What needs to be done:
Repeat the span of the entries below that starts at the line with "Write a Python" and ends at the line with "plt.rcParams['font.family'] = ['Liberation", nothing more. Skip the pictures.

Plotting code records:

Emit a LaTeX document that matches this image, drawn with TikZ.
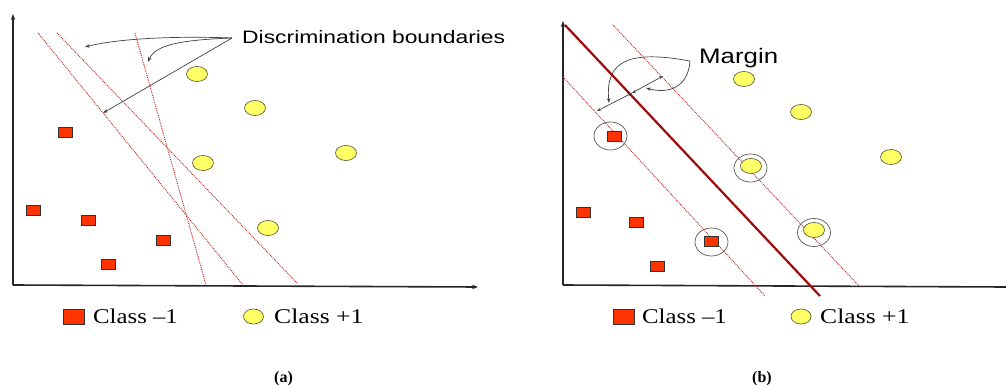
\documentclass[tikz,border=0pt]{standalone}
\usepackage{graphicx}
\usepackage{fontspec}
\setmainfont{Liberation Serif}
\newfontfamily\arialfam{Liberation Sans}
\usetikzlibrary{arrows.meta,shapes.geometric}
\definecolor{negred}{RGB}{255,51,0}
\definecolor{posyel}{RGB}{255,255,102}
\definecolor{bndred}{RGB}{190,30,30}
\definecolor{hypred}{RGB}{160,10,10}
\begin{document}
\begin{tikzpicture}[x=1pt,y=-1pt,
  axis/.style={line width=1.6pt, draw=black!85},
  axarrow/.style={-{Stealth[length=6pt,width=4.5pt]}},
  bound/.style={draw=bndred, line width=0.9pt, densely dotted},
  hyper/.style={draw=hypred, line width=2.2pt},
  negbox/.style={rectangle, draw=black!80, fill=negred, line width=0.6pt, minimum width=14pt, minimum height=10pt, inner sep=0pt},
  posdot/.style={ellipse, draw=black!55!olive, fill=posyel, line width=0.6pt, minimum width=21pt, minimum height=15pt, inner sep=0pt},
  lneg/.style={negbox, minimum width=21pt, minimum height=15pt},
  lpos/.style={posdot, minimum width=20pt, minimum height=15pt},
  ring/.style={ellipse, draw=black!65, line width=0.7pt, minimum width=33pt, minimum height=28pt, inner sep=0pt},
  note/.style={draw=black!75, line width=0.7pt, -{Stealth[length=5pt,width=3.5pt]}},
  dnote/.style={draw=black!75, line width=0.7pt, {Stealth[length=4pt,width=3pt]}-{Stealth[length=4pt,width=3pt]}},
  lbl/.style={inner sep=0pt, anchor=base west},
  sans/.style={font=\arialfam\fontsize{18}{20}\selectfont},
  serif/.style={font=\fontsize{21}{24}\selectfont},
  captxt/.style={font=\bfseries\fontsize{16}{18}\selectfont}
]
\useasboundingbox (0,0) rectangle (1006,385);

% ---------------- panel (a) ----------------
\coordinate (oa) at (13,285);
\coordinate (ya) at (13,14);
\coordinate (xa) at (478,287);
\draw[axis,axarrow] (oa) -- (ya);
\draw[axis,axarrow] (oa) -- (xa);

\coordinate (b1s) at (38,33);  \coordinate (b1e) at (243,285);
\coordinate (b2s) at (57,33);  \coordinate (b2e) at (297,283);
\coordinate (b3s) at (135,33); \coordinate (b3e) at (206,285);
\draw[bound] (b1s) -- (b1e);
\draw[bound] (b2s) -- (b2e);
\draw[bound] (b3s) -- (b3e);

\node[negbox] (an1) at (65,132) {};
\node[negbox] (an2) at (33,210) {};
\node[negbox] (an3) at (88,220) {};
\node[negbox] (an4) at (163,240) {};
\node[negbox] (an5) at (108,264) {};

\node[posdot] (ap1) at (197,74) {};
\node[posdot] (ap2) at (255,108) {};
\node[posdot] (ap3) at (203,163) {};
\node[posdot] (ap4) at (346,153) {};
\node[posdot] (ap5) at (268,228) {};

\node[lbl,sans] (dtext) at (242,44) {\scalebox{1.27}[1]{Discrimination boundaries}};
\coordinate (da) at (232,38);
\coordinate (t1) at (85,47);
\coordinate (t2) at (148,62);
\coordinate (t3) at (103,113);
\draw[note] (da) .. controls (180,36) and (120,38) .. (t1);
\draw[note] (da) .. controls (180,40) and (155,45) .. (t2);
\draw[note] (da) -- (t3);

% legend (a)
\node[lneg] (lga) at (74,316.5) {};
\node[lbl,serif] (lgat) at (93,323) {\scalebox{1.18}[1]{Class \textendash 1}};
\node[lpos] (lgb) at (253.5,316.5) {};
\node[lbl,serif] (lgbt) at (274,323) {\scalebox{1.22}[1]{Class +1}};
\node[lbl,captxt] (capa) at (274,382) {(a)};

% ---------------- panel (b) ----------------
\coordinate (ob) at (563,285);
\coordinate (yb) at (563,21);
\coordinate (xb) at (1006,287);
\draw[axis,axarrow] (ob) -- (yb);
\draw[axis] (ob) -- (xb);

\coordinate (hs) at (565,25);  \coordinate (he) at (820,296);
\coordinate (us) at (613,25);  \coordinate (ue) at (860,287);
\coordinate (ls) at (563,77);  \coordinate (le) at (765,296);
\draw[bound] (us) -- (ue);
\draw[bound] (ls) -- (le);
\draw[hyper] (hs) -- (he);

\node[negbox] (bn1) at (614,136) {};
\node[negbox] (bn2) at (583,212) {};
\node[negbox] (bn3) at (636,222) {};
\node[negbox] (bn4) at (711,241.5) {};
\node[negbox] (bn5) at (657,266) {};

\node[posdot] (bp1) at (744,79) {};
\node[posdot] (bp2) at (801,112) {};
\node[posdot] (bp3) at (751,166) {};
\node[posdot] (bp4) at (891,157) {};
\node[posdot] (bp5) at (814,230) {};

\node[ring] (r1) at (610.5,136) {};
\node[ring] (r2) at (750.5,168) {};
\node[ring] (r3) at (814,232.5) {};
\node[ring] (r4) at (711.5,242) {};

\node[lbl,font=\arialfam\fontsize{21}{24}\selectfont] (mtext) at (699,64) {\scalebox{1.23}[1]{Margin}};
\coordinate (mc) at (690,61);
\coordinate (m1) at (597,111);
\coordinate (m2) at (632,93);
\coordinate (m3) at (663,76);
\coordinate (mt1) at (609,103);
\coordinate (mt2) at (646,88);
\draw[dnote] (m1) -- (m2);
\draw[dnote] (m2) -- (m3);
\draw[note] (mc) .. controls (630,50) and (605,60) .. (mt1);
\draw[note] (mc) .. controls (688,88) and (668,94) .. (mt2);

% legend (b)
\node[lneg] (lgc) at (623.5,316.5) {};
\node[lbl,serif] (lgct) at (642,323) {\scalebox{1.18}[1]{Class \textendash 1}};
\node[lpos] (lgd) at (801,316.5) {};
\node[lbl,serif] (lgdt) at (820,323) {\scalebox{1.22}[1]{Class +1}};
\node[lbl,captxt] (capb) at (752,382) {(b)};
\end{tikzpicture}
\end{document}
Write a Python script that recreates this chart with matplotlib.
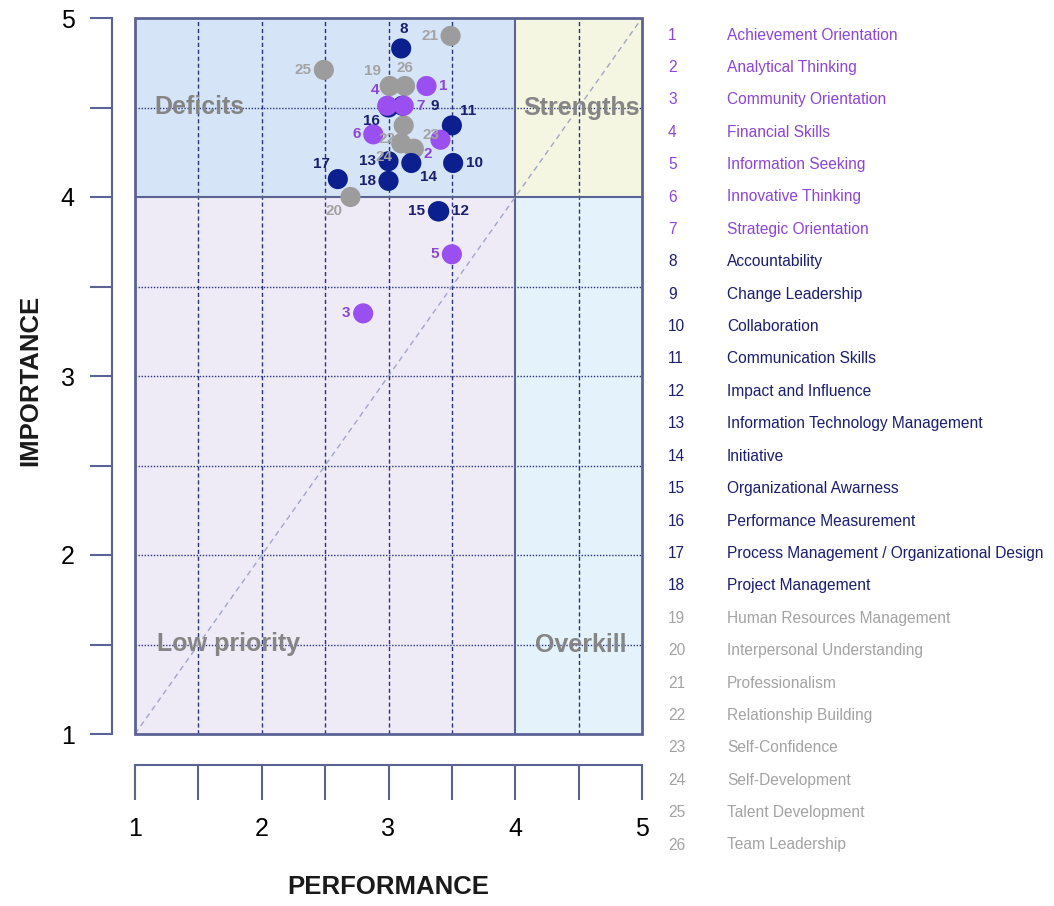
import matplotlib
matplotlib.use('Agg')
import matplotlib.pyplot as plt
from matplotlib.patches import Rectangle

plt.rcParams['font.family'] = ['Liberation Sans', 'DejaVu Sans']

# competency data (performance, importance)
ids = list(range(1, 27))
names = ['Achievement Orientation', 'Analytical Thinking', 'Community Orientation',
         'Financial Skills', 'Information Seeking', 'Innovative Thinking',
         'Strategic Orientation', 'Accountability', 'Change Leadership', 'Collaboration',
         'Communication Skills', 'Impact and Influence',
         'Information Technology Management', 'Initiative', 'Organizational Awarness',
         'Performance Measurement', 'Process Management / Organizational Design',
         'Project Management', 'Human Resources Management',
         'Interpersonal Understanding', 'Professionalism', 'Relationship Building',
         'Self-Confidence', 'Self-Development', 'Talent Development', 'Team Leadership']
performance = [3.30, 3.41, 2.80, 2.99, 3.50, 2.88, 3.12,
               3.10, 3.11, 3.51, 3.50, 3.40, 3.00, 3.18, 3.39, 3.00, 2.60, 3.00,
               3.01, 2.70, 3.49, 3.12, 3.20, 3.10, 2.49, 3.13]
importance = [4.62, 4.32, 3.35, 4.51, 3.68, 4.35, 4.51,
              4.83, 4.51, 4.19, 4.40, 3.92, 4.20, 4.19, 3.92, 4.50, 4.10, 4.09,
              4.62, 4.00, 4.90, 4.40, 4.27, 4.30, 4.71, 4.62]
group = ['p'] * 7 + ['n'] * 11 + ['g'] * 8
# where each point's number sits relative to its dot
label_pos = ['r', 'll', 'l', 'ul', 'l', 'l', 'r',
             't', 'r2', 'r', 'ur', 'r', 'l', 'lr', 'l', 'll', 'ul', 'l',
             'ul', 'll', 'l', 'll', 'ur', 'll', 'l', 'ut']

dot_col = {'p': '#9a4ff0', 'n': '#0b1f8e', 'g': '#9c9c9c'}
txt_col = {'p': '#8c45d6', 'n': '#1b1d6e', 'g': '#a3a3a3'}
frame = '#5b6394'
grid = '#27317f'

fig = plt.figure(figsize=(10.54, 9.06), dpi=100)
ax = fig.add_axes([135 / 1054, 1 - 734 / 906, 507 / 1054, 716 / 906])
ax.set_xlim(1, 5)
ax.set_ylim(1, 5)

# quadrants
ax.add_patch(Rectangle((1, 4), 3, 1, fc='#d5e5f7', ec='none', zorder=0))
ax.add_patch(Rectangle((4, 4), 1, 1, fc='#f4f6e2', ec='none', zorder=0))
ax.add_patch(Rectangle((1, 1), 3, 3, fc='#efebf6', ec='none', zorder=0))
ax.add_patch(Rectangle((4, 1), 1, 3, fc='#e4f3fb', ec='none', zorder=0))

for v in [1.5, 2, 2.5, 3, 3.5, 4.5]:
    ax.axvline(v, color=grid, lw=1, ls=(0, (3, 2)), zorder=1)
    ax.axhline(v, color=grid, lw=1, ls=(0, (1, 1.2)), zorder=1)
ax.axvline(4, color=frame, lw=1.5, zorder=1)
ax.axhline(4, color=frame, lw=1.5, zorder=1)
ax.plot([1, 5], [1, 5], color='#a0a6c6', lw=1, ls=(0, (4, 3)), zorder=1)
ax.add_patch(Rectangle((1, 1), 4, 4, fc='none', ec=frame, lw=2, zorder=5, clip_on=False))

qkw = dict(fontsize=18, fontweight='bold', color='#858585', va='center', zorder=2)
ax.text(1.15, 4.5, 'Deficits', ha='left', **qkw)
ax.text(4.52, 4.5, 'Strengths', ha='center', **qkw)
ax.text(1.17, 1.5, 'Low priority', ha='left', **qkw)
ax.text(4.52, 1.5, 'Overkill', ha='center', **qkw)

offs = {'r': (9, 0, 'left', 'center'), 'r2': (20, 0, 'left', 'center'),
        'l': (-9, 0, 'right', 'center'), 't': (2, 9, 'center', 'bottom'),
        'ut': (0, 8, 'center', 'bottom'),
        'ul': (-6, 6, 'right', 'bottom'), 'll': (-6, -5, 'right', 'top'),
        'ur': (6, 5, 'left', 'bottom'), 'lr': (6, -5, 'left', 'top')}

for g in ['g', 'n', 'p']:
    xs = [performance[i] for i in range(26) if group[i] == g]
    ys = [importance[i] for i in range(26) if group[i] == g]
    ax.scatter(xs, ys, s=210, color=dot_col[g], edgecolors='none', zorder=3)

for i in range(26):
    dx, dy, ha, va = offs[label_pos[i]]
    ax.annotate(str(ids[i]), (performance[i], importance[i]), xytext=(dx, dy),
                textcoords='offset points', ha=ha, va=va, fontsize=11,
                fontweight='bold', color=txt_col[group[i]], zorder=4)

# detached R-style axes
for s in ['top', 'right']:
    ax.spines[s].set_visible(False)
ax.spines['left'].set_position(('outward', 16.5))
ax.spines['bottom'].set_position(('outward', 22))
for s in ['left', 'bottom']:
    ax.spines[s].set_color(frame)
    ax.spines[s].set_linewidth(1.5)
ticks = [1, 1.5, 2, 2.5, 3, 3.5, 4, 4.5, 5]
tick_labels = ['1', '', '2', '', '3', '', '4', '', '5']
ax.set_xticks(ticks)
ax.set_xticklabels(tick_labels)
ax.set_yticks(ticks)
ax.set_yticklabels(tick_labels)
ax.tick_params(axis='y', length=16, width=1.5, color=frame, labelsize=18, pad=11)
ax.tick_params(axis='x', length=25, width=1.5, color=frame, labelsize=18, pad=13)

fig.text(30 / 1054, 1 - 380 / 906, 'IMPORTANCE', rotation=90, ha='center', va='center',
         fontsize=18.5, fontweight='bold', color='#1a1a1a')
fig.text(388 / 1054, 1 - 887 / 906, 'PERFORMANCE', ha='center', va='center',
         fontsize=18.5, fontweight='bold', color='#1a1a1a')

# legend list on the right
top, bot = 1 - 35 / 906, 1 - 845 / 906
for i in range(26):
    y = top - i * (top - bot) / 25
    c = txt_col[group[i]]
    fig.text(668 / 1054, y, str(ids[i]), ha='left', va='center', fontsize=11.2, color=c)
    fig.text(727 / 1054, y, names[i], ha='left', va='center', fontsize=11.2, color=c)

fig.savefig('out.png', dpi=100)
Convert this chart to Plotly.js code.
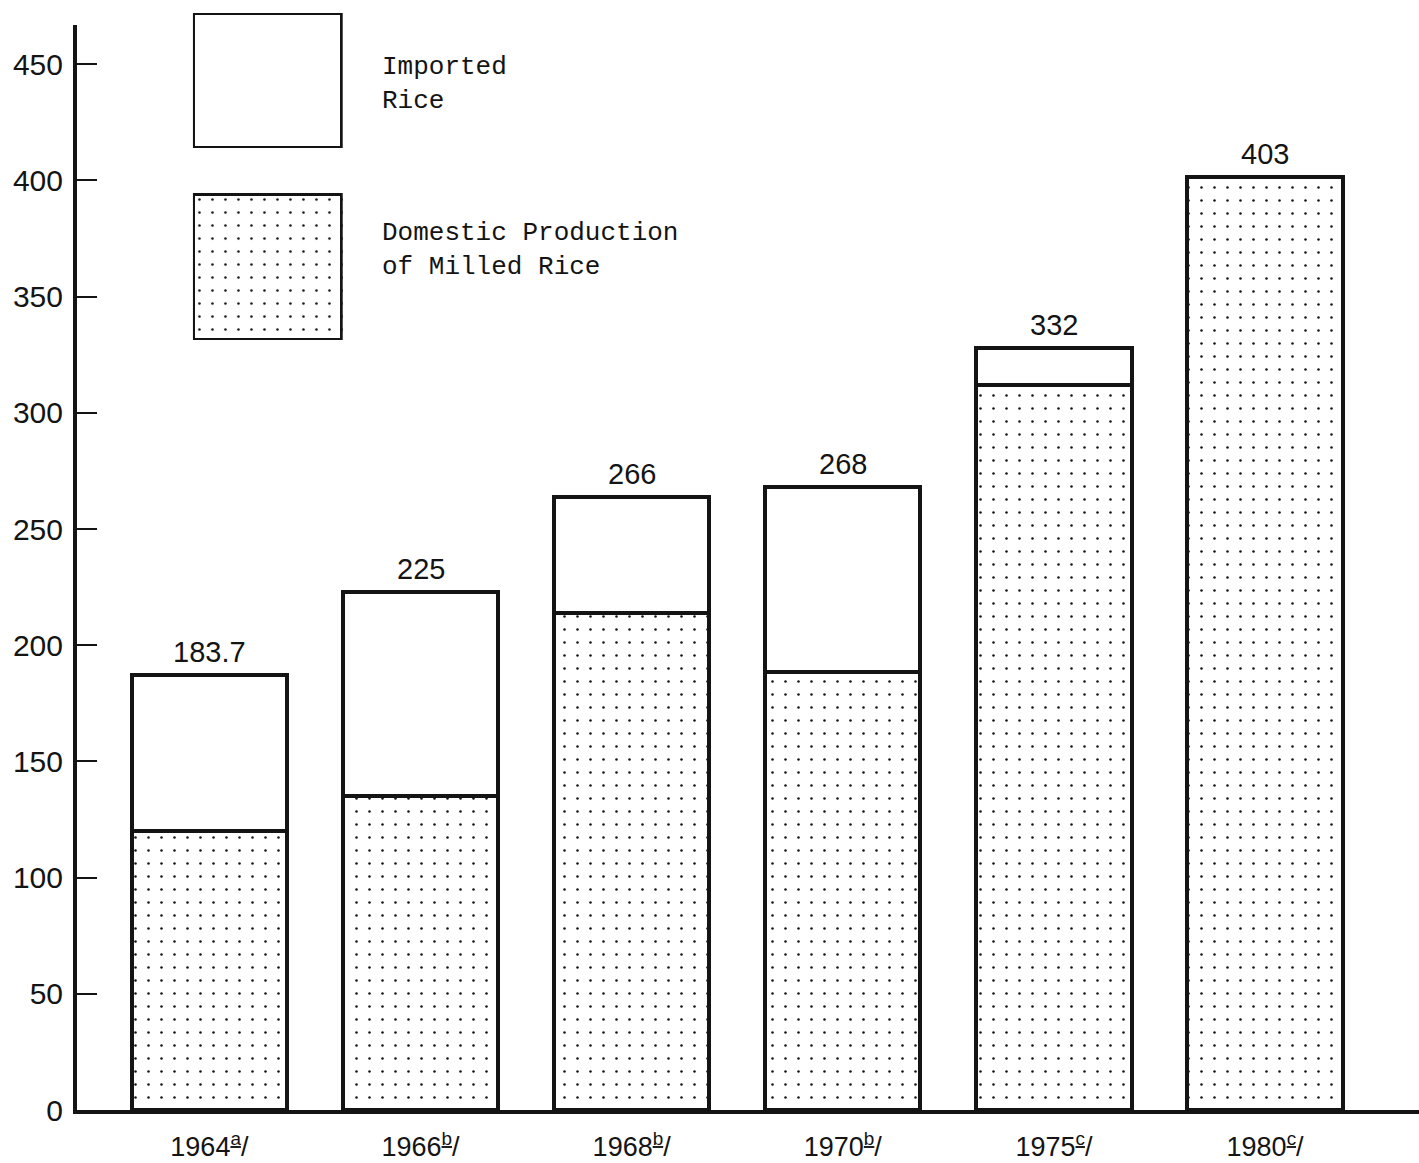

Expected output:
Write a Python script that recreates this chart with matplotlib.
import matplotlib
matplotlib.use('Agg')
import matplotlib.pyplot as plt
from matplotlib.patches import Rectangle

plt.rcParams['font.family'] = ['Liberation Sans', 'DejaVu Sans']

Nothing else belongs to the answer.